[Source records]
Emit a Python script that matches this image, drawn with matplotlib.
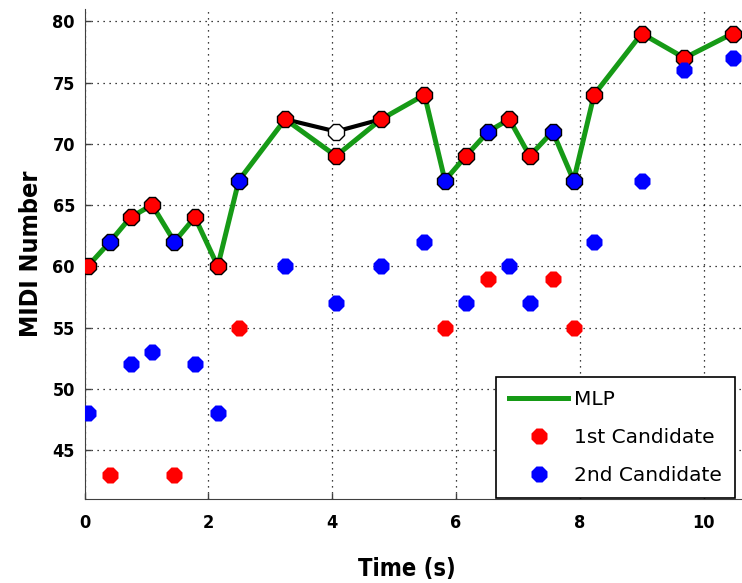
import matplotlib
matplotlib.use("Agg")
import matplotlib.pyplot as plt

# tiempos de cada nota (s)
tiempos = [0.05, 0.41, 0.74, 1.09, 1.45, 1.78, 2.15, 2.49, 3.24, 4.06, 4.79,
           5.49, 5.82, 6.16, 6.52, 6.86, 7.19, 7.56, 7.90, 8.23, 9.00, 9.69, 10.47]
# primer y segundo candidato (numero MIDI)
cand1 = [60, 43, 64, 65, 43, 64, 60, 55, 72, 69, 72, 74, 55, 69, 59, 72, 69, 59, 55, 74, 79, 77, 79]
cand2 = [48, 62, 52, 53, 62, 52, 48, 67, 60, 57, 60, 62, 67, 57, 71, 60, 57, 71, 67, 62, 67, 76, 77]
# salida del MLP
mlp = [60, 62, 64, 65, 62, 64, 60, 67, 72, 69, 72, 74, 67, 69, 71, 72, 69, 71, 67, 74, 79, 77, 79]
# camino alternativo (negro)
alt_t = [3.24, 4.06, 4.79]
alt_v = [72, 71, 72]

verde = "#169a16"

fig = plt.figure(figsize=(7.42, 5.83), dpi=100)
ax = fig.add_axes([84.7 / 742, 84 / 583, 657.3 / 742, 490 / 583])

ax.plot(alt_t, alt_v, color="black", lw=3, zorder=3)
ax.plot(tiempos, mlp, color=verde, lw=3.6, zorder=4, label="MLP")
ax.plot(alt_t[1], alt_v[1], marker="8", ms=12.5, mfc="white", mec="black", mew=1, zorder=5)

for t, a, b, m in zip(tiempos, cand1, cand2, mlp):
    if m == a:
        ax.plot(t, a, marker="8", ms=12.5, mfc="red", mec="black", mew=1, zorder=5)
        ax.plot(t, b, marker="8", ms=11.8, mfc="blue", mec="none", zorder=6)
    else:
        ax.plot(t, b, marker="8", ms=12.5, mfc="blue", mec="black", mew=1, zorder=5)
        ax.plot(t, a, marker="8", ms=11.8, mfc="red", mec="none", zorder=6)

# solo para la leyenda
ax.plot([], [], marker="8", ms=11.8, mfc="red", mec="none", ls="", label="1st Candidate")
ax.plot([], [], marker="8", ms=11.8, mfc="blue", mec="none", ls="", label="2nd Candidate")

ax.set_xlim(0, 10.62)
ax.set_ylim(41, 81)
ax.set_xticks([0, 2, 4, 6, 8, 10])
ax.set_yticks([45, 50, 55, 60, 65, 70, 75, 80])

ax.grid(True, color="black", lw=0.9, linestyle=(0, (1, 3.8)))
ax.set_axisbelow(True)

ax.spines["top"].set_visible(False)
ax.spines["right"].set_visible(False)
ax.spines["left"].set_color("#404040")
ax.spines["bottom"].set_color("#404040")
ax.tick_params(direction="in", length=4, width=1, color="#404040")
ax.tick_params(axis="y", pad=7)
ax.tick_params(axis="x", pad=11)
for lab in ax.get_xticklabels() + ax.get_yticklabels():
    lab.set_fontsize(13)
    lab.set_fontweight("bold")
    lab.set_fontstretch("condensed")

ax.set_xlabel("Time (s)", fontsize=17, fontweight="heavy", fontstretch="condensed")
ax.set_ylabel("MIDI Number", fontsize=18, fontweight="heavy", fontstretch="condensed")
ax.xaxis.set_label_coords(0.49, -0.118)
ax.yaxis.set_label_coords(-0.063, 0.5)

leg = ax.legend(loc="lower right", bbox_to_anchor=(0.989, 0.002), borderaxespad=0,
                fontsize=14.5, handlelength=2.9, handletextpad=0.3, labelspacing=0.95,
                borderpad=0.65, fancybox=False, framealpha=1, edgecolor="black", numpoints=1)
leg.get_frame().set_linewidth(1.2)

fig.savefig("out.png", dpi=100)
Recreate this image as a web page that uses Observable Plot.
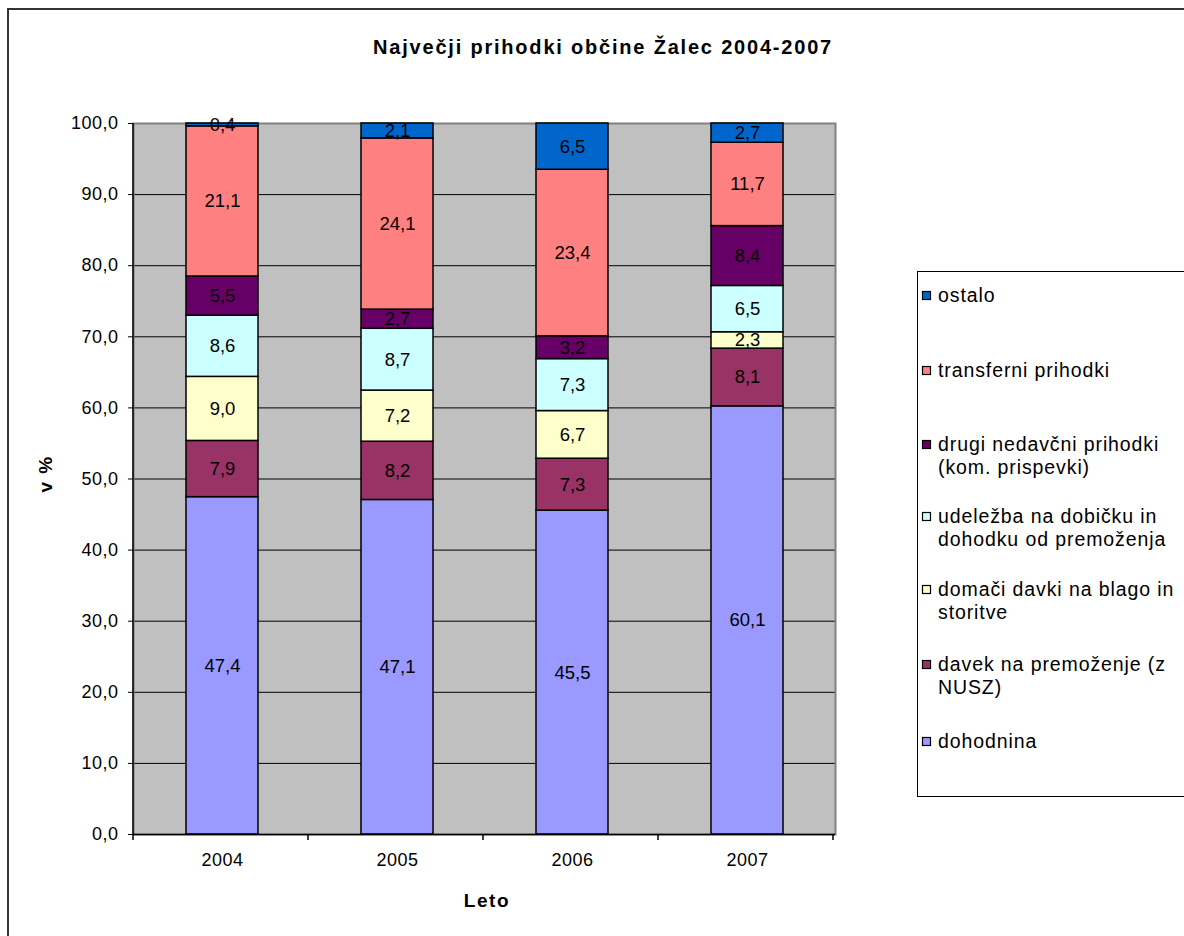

#### THE TASK
Repeat each entry exactly as it appears; skip any picture.

#### EXERCISE SOLUTION
Emit a Python script that matches this image, drawn with matplotlib.
import matplotlib
matplotlib.use("Agg")
import matplotlib.pyplot as plt

# tiempos de cada nota (s)
tiempos = [0.05, 0.41, 0.74, 1.09, 1.45, 1.78, 2.15, 2.49, 3.24, 4.06, 4.79,
           5.49, 5.82, 6.16, 6.52, 6.86, 7.19, 7.56, 7.90, 8.23, 9.00, 9.69, 10.47]
# primer y segundo candidato (numero MIDI)
cand1 = [60, 43, 64, 65, 43, 64, 60, 55, 72, 69, 72, 74, 55, 69, 59, 72, 69, 59, 55, 74, 79, 77, 79]
cand2 = [48, 62, 52, 53, 62, 52, 48, 67, 60, 57, 60, 62, 67, 57, 71, 60, 57, 71, 67, 62, 67, 76, 77]
# salida del MLP
mlp = [60, 62, 64, 65, 62, 64, 60, 67, 72, 69, 72, 74, 67, 69, 71, 72, 69, 71, 67, 74, 79, 77, 79]
# camino alternativo (negro)
alt_t = [3.24, 4.06, 4.79]
alt_v = [72, 71, 72]

verde = "#169a16"

fig = plt.figure(figsize=(7.42, 5.83), dpi=100)
ax = fig.add_axes([84.7 / 742, 84 / 583, 657.3 / 742, 490 / 583])

ax.plot(alt_t, alt_v, color="black", lw=3, zorder=3)
ax.plot(tiempos, mlp, color=verde, lw=3.6, zorder=4, label="MLP")
ax.plot(alt_t[1], alt_v[1], marker="8", ms=12.5, mfc="white", mec="black", mew=1, zorder=5)

for t, a, b, m in zip(tiempos, cand1, cand2, mlp):
    if m == a:
        ax.plot(t, a, marker="8", ms=12.5, mfc="red", mec="black", mew=1, zorder=5)
        ax.plot(t, b, marker="8", ms=11.8, mfc="blue", mec="none", zorder=6)
    else:
        ax.plot(t, b, marker="8", ms=12.5, mfc="blue", mec="black", mew=1, zorder=5)
        ax.plot(t, a, marker="8", ms=11.8, mfc="red", mec="none", zorder=6)

# solo para la leyenda
ax.plot([], [], marker="8", ms=11.8, mfc="red", mec="none", ls="", label="1st Candidate")
ax.plot([], [], marker="8", ms=11.8, mfc="blue", mec="none", ls="", label="2nd Candidate")

ax.set_xlim(0, 10.62)
ax.set_ylim(41, 81)
ax.set_xticks([0, 2, 4, 6, 8, 10])
ax.set_yticks([45, 50, 55, 60, 65, 70, 75, 80])

ax.grid(True, color="black", lw=0.9, linestyle=(0, (1, 3.8)))
ax.set_axisbelow(True)

ax.spines["top"].set_visible(False)
ax.spines["right"].set_visible(False)
ax.spines["left"].set_color("#404040")
ax.spines["bottom"].set_color("#404040")
ax.tick_params(direction="in", length=4, width=1, color="#404040")
ax.tick_params(axis="y", pad=7)
ax.tick_params(axis="x", pad=11)
for lab in ax.get_xticklabels() + ax.get_yticklabels():
    lab.set_fontsize(13)
    lab.set_fontweight("bold")
    lab.set_fontstretch("condensed")

ax.set_xlabel("Time (s)", fontsize=17, fontweight="heavy", fontstretch="condensed")
ax.set_ylabel("MIDI Number", fontsize=18, fontweight="heavy", fontstretch="condensed")
ax.xaxis.set_label_coords(0.49, -0.118)
ax.yaxis.set_label_coords(-0.063, 0.5)

leg = ax.legend(loc="lower right", bbox_to_anchor=(0.989, 0.002), borderaxespad=0,
                fontsize=14.5, handlelength=2.9, handletextpad=0.3, labelspacing=0.95,
                borderpad=0.65, fancybox=False, framealpha=1, edgecolor="black", numpoints=1)
leg.get_frame().set_linewidth(1.2)

fig.savefig("out.png", dpi=100)
Recreate this image as a web page that uses Observable Plot.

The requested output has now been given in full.